● **TASK STATEMENT**:
Everything from the first line down to the line containing "clip_on=False, zorder=3)" is to be retyped exactly, both ends included, with pictures left out.

● **DATA EXTRACT**:
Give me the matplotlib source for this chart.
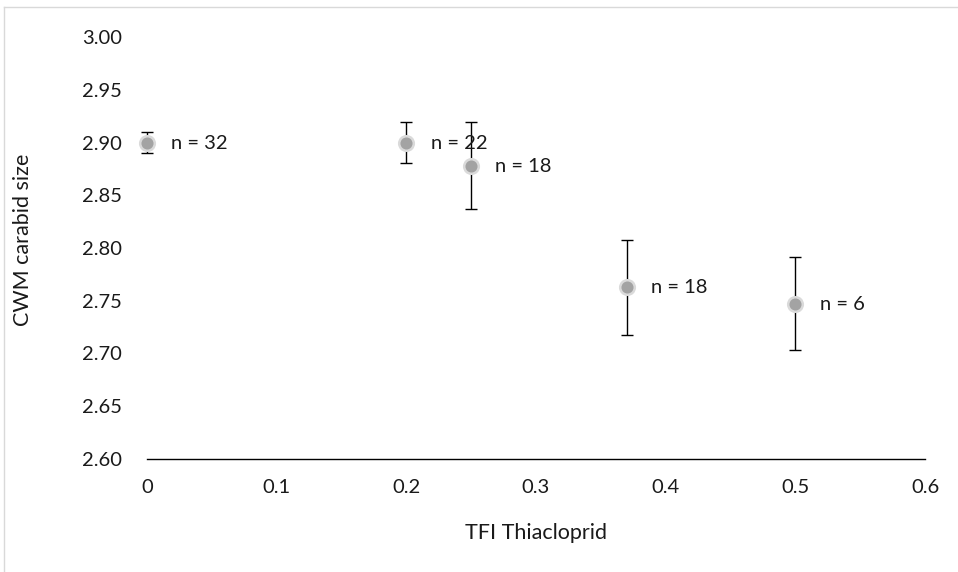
import matplotlib.pyplot as plt
from matplotlib.lines import Line2D

plt.rcParams['font.family'] = ['Lato', 'DejaVu Sans']

# data
tfi = [0.0, 0.2, 0.25, 0.37, 0.5]
cwm = [2.900, 2.900, 2.878, 2.763, 2.747]
err = [0.010, 0.019, 0.041, 0.045, 0.044]
labels = ['n = 32', 'n = 22', 'n = 18', 'n = 18', 'n = 6']

xticks = [0, 0.1, 0.2, 0.3, 0.4, 0.5, 0.6]
xticklabels = ['0', '0.1', '0.2', '0.3', '0.4', '0.5', '0.6']
yticks = [2.60, 2.65, 2.70, 2.75, 2.80, 2.85, 2.90, 2.95, 3.00]

fig = plt.figure(figsize=(9.58, 5.72), dpi=100)
ax = fig.add_axes([147/958, 113/572, 778/958, 422/572])

ax.errorbar(tfi, cwm, yerr=err, fmt='none', ecolor='black', elinewidth=1,
            capsize=4.3, capthick=1, clip_on=False, zorder=2)
ax.plot(tfi, cwm, 'o', ms=10.5, mfc='#a3a3a3', mec='#dadada', mew=1.8,
        clip_on=False, zorder=3)

for x, y, t in zip(tfi, cwm, labels):
    ax.annotate(t, (x, y), xytext=(17.5, -0.5), textcoords='offset points',
                va='center', ha='left', fontsize=14.5, color='#1a1a1a', zorder=4)

ax.set_xlim(0, 0.6)
ax.set_ylim(2.60, 3.00)
ax.set_xticks(xticks)
ax.set_xticklabels(xticklabels)
ax.set_yticks(yticks)
ax.set_yticklabels([f'{v:.2f}' for v in yticks])
ax.tick_params(length=0, labelsize=14.5, labelcolor='#1a1a1a')
ax.tick_params(axis='x', pad=14.5)
ax.tick_params(axis='y', pad=18)

for s in ['top', 'right', 'left']:
    ax.spines[s].set_visible(False)
ax.spines['bottom'].set_color('black')
ax.spines['bottom'].set_linewidth(1)

ax.set_xlabel('TFI Thiacloprid', fontsize=15.5, color='#1a1a1a', labelpad=19)
ax.set_ylabel('CWM carabid size', fontsize=15.5, color='#1a1a1a')
ax.yaxis.set_label_coords(-114/778, 0.52)

# light frame around the chart area
fig.add_artist(Line2D([4/958, 1], [1-7/572, 1-7/572], color='#d9d9d9', lw=1,
                      transform=fig.transFigure))
fig.add_artist(Line2D([4/958, 4/958], [0, 1-7/572], color='#d9d9d9', lw=1,
                      transform=fig.transFigure))

fig.savefig('out.png', dpi=100)
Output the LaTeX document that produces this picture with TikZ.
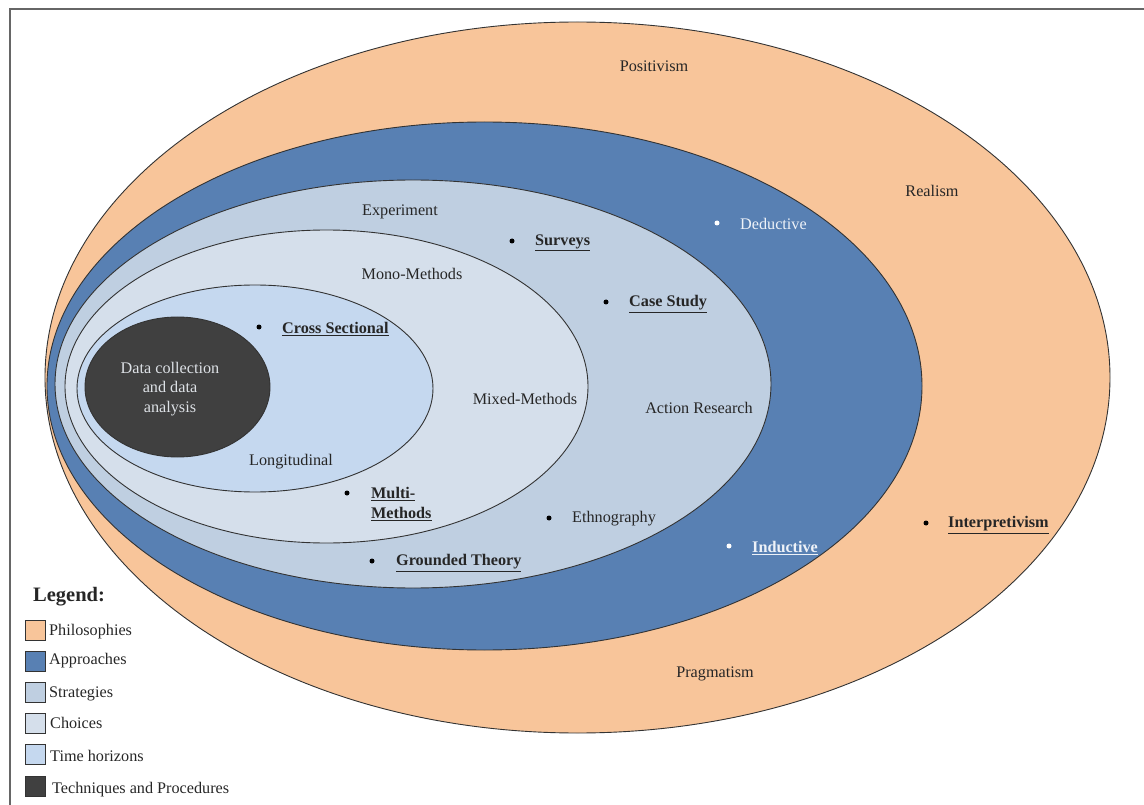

● **WRITTEN SOLUTION**:
Give me the matplotlib source for this chart.
import matplotlib.pyplot as plt
from matplotlib.lines import Line2D

plt.rcParams['font.family'] = ['Lato', 'DejaVu Sans']

# data
tfi = [0.0, 0.2, 0.25, 0.37, 0.5]
cwm = [2.900, 2.900, 2.878, 2.763, 2.747]
err = [0.010, 0.019, 0.041, 0.045, 0.044]
labels = ['n = 32', 'n = 22', 'n = 18', 'n = 18', 'n = 6']

xticks = [0, 0.1, 0.2, 0.3, 0.4, 0.5, 0.6]
xticklabels = ['0', '0.1', '0.2', '0.3', '0.4', '0.5', '0.6']
yticks = [2.60, 2.65, 2.70, 2.75, 2.80, 2.85, 2.90, 2.95, 3.00]

fig = plt.figure(figsize=(9.58, 5.72), dpi=100)
ax = fig.add_axes([147/958, 113/572, 778/958, 422/572])

ax.errorbar(tfi, cwm, yerr=err, fmt='none', ecolor='black', elinewidth=1,
            capsize=4.3, capthick=1, clip_on=False, zorder=2)
ax.plot(tfi, cwm, 'o', ms=10.5, mfc='#a3a3a3', mec='#dadada', mew=1.8,
        clip_on=False, zorder=3)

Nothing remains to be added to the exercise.